3. Obligation eliminates Complacency
By going the BVP route, you already have a good quality, functional product, which means the risk of complacency has already been significantly reduced. You already have a product people are willing to pay for – with the BVP model, customers will sign up for the trial knowing that on the 31st day, they’ll have to pay, which will show you the commercial viability of your product right away. So, you already have a product that’s generating revenues.
But now that customers are actually paying for the product, you have a much greater obligation to deliver on your promises, which makes it hard to become complacent. It’s one thing when you are giving something away for free – you can take all the time in the world if you want because you don’t feel obligated to anyone but yourself – but when people are paying for something, you either move quickly or lose their business. So, with BVP, you simply can’t afford to be complacent.
We started in February, 2014 and by May 2nd, 2014, we were up and running with our BVP. After releasing the BVP to the market, in August, with a couple of paying, albeit small clients that allowed us to tweak the product, we got our first big enterprise client onboard by December 2015. We went from drawing board to the final release of a commercially viable product in 11 months – and we were already generating revenues by then.

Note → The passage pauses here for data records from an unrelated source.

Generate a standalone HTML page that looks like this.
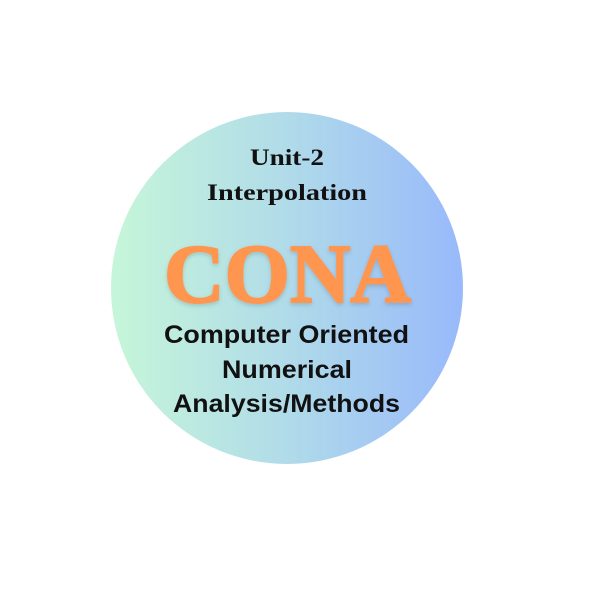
<!DOCTYPE html>
<html><head><meta charset="utf-8"><style>
html,body{margin:0;padding:0;background:#fff;width:591px;height:591px;overflow:hidden}
</style></head><body>
<svg width="591" height="591" viewBox="0 0 591 591">
<defs>
<linearGradient id="g" x1="0" y1="0" x2="1" y2="0">
<stop offset="0" stop-color="#c6f6d9"/>
<stop offset="0.5" stop-color="#b0dbe9"/>
<stop offset="1" stop-color="#98b9fb"/>
</linearGradient>
<filter id="sh" x="-10%" y="-10%" width="120%" height="130%"><feDropShadow dx="0" dy="2" stdDeviation="2" flood-color="#000" flood-opacity="0.15"/></filter>
</defs>
<circle cx="287" cy="288" r="176" fill="url(#g)"/>
<g font-family="'Liberation Serif', serif" font-weight="bold" fill="#111" text-anchor="middle">
<text x="287" y="165" font-size="23" textLength="74" lengthAdjust="spacingAndGlyphs">Unit-2</text>
<text x="287" y="200" font-size="23" textLength="160" lengthAdjust="spacingAndGlyphs">Interpolation</text>
</g>
<text x="287.5" y="302" text-anchor="middle" font-family="'Liberation Serif', serif" font-weight="bold" font-size="84" fill="#ff9650" stroke="#ff9650" stroke-width="2" textLength="247" lengthAdjust="spacingAndGlyphs" filter="url(#sh)">CONA</text>
<g font-family="'Liberation Sans', sans-serif" font-weight="bold" fill="#111" text-anchor="middle" font-size="25">
<text x="286.5" y="343" textLength="245" lengthAdjust="spacingAndGlyphs">Computer Oriented</text>
<text x="287" y="378" textLength="130" lengthAdjust="spacingAndGlyphs">Numerical</text>
<text x="286.5" y="412" textLength="227" lengthAdjust="spacingAndGlyphs">Analysis/Methods</text>
</g>
</svg>
</body></html>
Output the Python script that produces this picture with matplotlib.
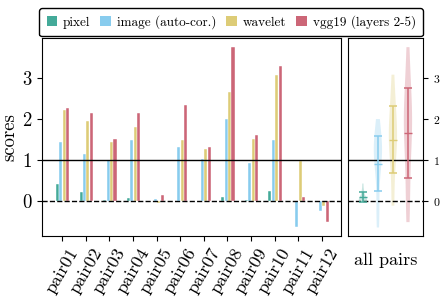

The market and the consumer has evolved to the point where MVP on its own can do more harm than good. Launching half-baked products that are more idea than product can damage your startup’s commercial viability to the point where you might as well pack up and go home. The market has expectations and a product that doesn’t meet or exceed them will fail, no matter how brilliant the idea.
So, while MVP will not truly become obsolete, it is no longer viable as a lean startup technique on its own. Instead, MVP should be part of a BVP model, which will not only help you meet market expectations, but also help you find out sooner rather than later whether your idea is commercially viable. And if it is, BVP will definitely help you start making money faster than a purely MVP approach.